The most fascinating, and certainly the most revealing, element here in verse 14 is the claim that these luminaries function, in part, as celestial markers for mankind to identify specific “fixed times.” The Hebrew mo‘adîm is most often translated as “seasons.” But this translation does not capture the full semantic range implied in the word mo‘adîm, and completely misses, I would argue, this author’s subtle argument here.
A mo‘ed, the singular form, was not only a fixed or appointed time (i.e., a specific day set by the appearance or position of the moon), but it was equally a fixed meeting, congregation, or more significantly festival. So the author of this text is claiming that the god who created the habitable world also embedded into the very fabric of the skies luminaries for observing the festival dates, the mo‘adîm, which mankind in general, but the Israelites specifically, were obliged to keep. In other words, the luminaries in part were created so that mankind could know, observe, and keep Yahweh’s festivals, these mo‘adîm!

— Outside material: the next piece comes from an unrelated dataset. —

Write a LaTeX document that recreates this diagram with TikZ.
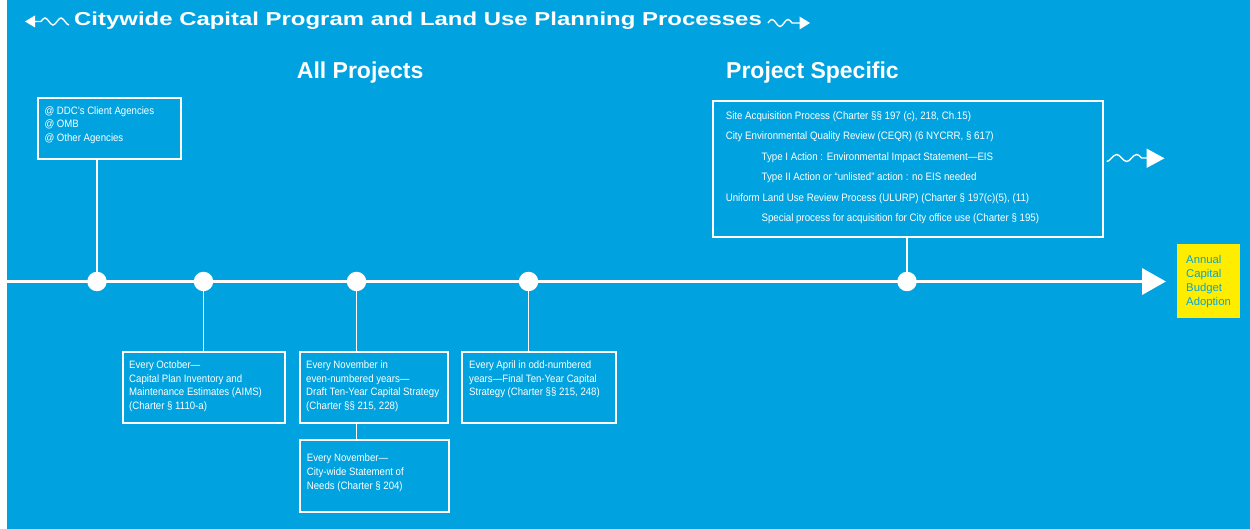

What exactly are these “festival dates” or mo‘adîm? And why was this author interested in alluding to them in his creation account?
Out of the 158 times that the word mo‘ed appears in the Pentateuch, only 13 of them are from non-P texts! That is to say approximately 92% of all the occurrences of the word mo‘ed in the Pentateuch are found in the Priestly source. This is no coincidence. The Aaronid priestly guild responsible for the composition of this once independent scroll, which scholars conveniently label the Priestly source, was inflexible about the observance of the cult and Yahweh’s mo‘adîm. In fact, according to this priestly guild, and its god, the observance of the sacrificial cult, Yahweh’s festivals, and as we shall see the Sabbath as well, were all intimately woven into the very fabric of the creation of the world itself.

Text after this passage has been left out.